In Deutschland ist es wesentlich angenehmer. Ich glaube es ist eine schöne Ballance zwischen der Popularität in China und dem relativ normalen Leben hier in Deutschland.
Was muss passieren, damit Tischtennis in Deutschland noch populärer wird?
Tischtennis muss natürlich vielmehr in die TV Medien. In China ist Tischtennis natürlich Volkssport, aber auch mit die größte Mediensportart. Ich glaube Tischtennis an sich ist eine attraktive Sportart. Allerdings müsste sich ein Fernsehsender der Sportart richtig annehmen und beispielsweise viele Hintergrund-Infos über die Spieler-Persönlichkeiten herausstellen. Zudem benötigen wir regelmäßige Übertragungen von allen Turnieren und Bundesliga /Champions League Spielen.
Sie haben unglaublich viel erreicht. Sie sind der erfolgreichste deutsche Tischtennisspieler, nahmen an sechs Olympischen Spielen teil, seit 2007 spielen Sie für den deutschen Rekordmeister Borussia Düsseldorf. Seit einem Vierteljahrhundert spielen Sie Tischtennis auf sehr hohem bis höchstem Niveau. Seit dem vergangenen Jahr dürfen Sie sich auch noch ältester WM-Medaillengewinner aller Zeiten nennen. Wie schaffen Sie es sich immer wieder zu diesen Höchstleistungen zu motivieren und das harte Training durchzuhalten?
Es ist nicht schwer für mich, mich zu motivieren, da ich das mache, was ich liebe. Das Hobby zum Beruf zu machen ist das Schönste was einem passieren kann. Das versuche ich mir auch immer wieder bewusst zu machen. Zudem habe ich auch Angst vor dem Punkt aufhören zu müssen.

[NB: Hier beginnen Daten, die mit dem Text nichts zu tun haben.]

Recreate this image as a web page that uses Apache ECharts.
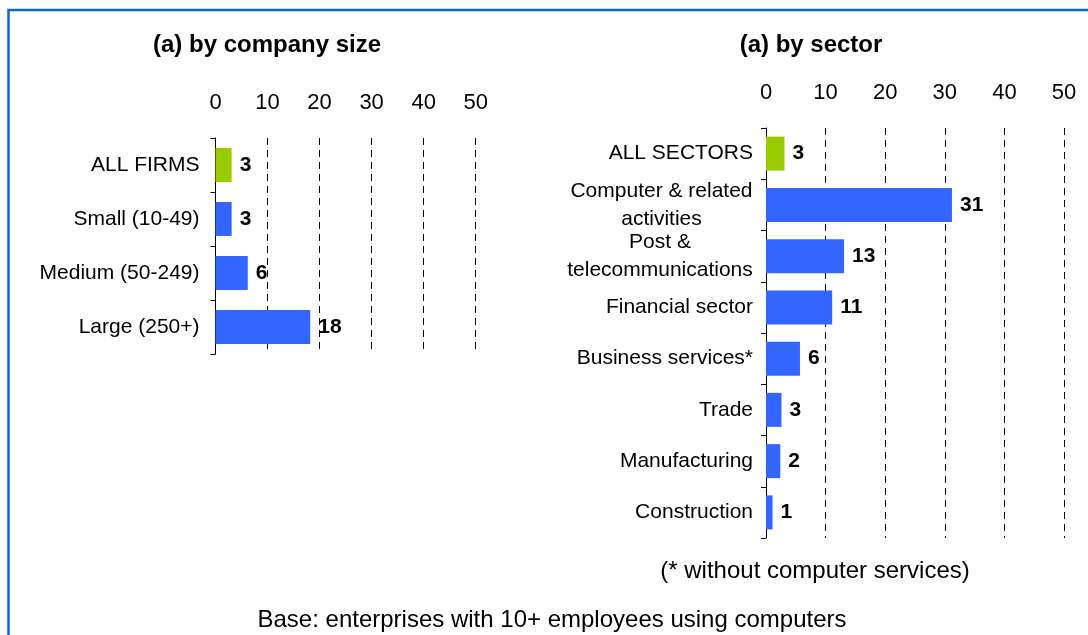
<!DOCTYPE html>
<html>
<head>
<meta charset="utf-8">
<script src="https://cdn.jsdelivr.net/npm/echarts@6/dist/echarts.min.js"></script>
<style>
html,body{margin:0;padding:0;background:#fff;}
#chart{width:1088px;height:635px;}
</style>
</head>
<body>
<div id="chart"></div>
<script>
// ---- data ----
const sizeCategories = ['ALL FIRMS', 'Small (10-49)', 'Medium (50-249)', 'Large (250+)'];
const sizeValues = [3.1, 3.1, 6.2, 18.2];
const sizeLabels = [3, 3, 6, 18];

const sectorCategories = ['ALL SECTORS', 'Computer & related\nactivities', 'Post &\ntelecommunications',
  'Financial sector', 'Business services*', 'Trade', 'Manufacturing', 'Construction'];
const sectorValues = [3.1, 31.2, 13.1, 11.1, 5.7, 2.6, 2.4, 1.1];
const sectorLabels = [3, 31, 13, 11, 6, 3, 2, 1];

const axisMin = 0, axisMax = 50, axisStep = 10;
const titleLeft = '(a) by company size';
const titleRight = '(a) by sector';
const noteText = '(* without computer services)';
const baseText = 'Base: enterprises with 10+ employees using computers';

const BLUE = '#3366FF', GREEN = '#99CC00';
const FONT = '"Liberation Sans", Arial, sans-serif';
const CAT_FS = 21;

const chart = echarts.init(document.getElementById('chart'));

// measure text to centre lines of multi-line labels inside a right-aligned block
const mctx = document.createElement('canvas').getContext('2d');
mctx.font = CAT_FS + 'px ' + FONT;
function buildRich(cats) {
  const rich = {};
  cats.forEach((c, i) => {
    if (c.indexOf('\n') >= 0) {
      const w = Math.max(...c.split('\n').map(l => mctx.measureText(l).width));
      rich['m' + i] = {width: Math.ceil(w), align: 'center', fontSize: CAT_FS, fontFamily: FONT, color: '#000', lineHeight: 28};
    }
  });
  return rich;
}

function xAxisCfg(gridIndex) {
  return {
    gridIndex, type: 'value', position: 'top', min: axisMin, max: axisMax, interval: axisStep,
    axisLine: {show: false}, axisTick: {show: false},
    axisLabel: {color: '#000', fontSize: 22, fontFamily: FONT, margin: 24},
    splitLine: {show: true, lineStyle: {color: '#000', width: 1, type: [7, 5]}}
  };
}
function yAxisCfg(gridIndex, cats, margin) {
  return {
    gridIndex, type: 'category', inverse: true, data: cats,
    axisLine: {show: true, lineStyle: {color: '#000', width: 1}},
    axisTick: {show: true, length: 5, lineStyle: {color: '#000'}},
    axisLabel: {color: '#000', fontSize: CAT_FS, fontFamily: FONT, margin: margin, lineHeight: 28, align: 'right',
      rich: buildRich(cats),
      formatter: (val, idx) => val.indexOf('\n') >= 0
        ? val.split('\n').map(l => '{m' + idx + '|' + l + '}').join('\n')
        : val},
    splitLine: {show: false}
  };
}
function barSeries(idx, values, labels) {
  return {
    type: 'bar', xAxisIndex: idx, yAxisIndex: idx, barWidth: 34,
    data: values.map((v, i) => ({value: v, itemStyle: {color: i === 0 ? GREEN : BLUE}})),
    label: {show: true, position: 'right', distance: 8, color: '#000', fontWeight: 'bold',
      fontSize: 21, fontFamily: FONT, formatter: p => String(labels[p.dataIndex])},
    silent: true
  };
}

chart.setOption({
  backgroundColor: '#fff',
  animation: false,
  grid: [
    {left: 215.5, top: 138, width: 260.2, height: 216},
    {left: 766, top: 128, width: 298, height: 410}
  ],
  xAxis: [xAxisCfg(0), xAxisCfg(1)],
  yAxis: [yAxisCfg(0, sizeCategories, 16), yAxisCfg(1, sectorCategories, 13)],
  series: [barSeries(0, sizeValues, sizeLabels), barSeries(1, sectorValues, sectorLabels)],
  graphic: [
    {type: 'rect', shape: {x: 8.5, y: 10, width: 1200, height: 800}, silent: true,
      style: {fill: 'none', stroke: '#0F66D0', lineWidth: 2.5}},
    {type: 'text', x: 267, y: 45, silent: true,
      style: {text: titleLeft, font: 'bold 24px ' + FONT, fill: '#000', textAlign: 'center', textVerticalAlign: 'middle'}},
    {type: 'text', x: 811, y: 45, silent: true,
      style: {text: titleRight, font: 'bold 24px ' + FONT, fill: '#000', textAlign: 'center', textVerticalAlign: 'middle'}},
    {type: 'text', x: 815, y: 571, silent: true,
      style: {text: noteText, font: '24px ' + FONT, fill: '#000', textAlign: 'center', textVerticalAlign: 'middle'}},
    {type: 'text', x: 552, y: 620, silent: true,
      style: {text: baseText, font: '24px ' + FONT, fill: '#000', textAlign: 'center', textVerticalAlign: 'middle'}}
  ]
});
</script>
</body>
</html>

Von daher genieße ich jeden Moment solange ich dies noch kann.
Sie wirken in Ihren Spielen auch unter höchstem Druck immer sehr gelassen. Ist diese Gelassenheit angeboren oder kann man das trainieren?
Auf der einen Seite bin ich ein gelassener Typ und war das auch von klein auf. Auf der anderen Seite hab ich einfach auch Spaß daran Wettkämpfe zu spielen. Ich habe keine Angst zu verlieren, sondern versuche einfach das Beste aus mir rauszuholen.
Bei all Ihren Erfolgen. Gibt es für Sie sportliche Vorbilder?
Ich habe jetzt keinen einzelnen Sportler oder Persönlichkeit, die ich direkt vergöttere. Ich versuche eher mir das Beste aus allen Welten abzuschauen. Das kann Charisma sein, allgemeines Verhalten oder auch Kampfgeist.
Vielen Dank für das Gespräch und weiterhin viel Erfolg!
Timo Boll gewann in seiner bisherigen Karriere eine Vielzahl von internationalen Meistertiteln. 2003 war er zum ersten Mal Weltranglistenerster. Seit 20 Jahren spielt er in den Top 10 (mit kurzer Ausnahme 2004 und 2017, als er „nur“ zu den Top 15 gehörte). Im März 2018 rückte er zum vierten Mal an die Spitze vor und wurde damit zum bisher ältesten Weltranglistenersten. Seine bedeutendsten Erfolge waren der dritte Platz bei den Weltmeisterschaften 2011 und 2021 sowie der zweimalige Gewinn des Weltcups, bei dem er auch viermal Silber und zweimal Bronze gewinnen konnte. Die Europameisterschaft gewann er achtmal, das europäische Ranglistenturnier siebenmal. Im Doppel wurde er Vize-Weltmeister und fünffacher Europameister. Mit dem deutschen Nationalteam gewann Boll in Peking 2008 und Tokio 2021 olympisches Silber, Bronze in London 2012 und Rio de Janeiro 2016, siebenmal den europäischen Titel sowie fünfmal WM-Silber. Außerdem wurde er insgesamt sieben Mal Champions-League-Sieger mit dem TTV Gönnern (zwei Titel) und Borussia Düsseldorf (fünf Titel). Mehrere Male spielte Boll in den Sommermonaten in der chinesischen Superliga und gewann dort 2011 sowie 2014 mit seinen Teams den Meistertitel.
Timo Boll ist verheiratet und hat eine Tochter.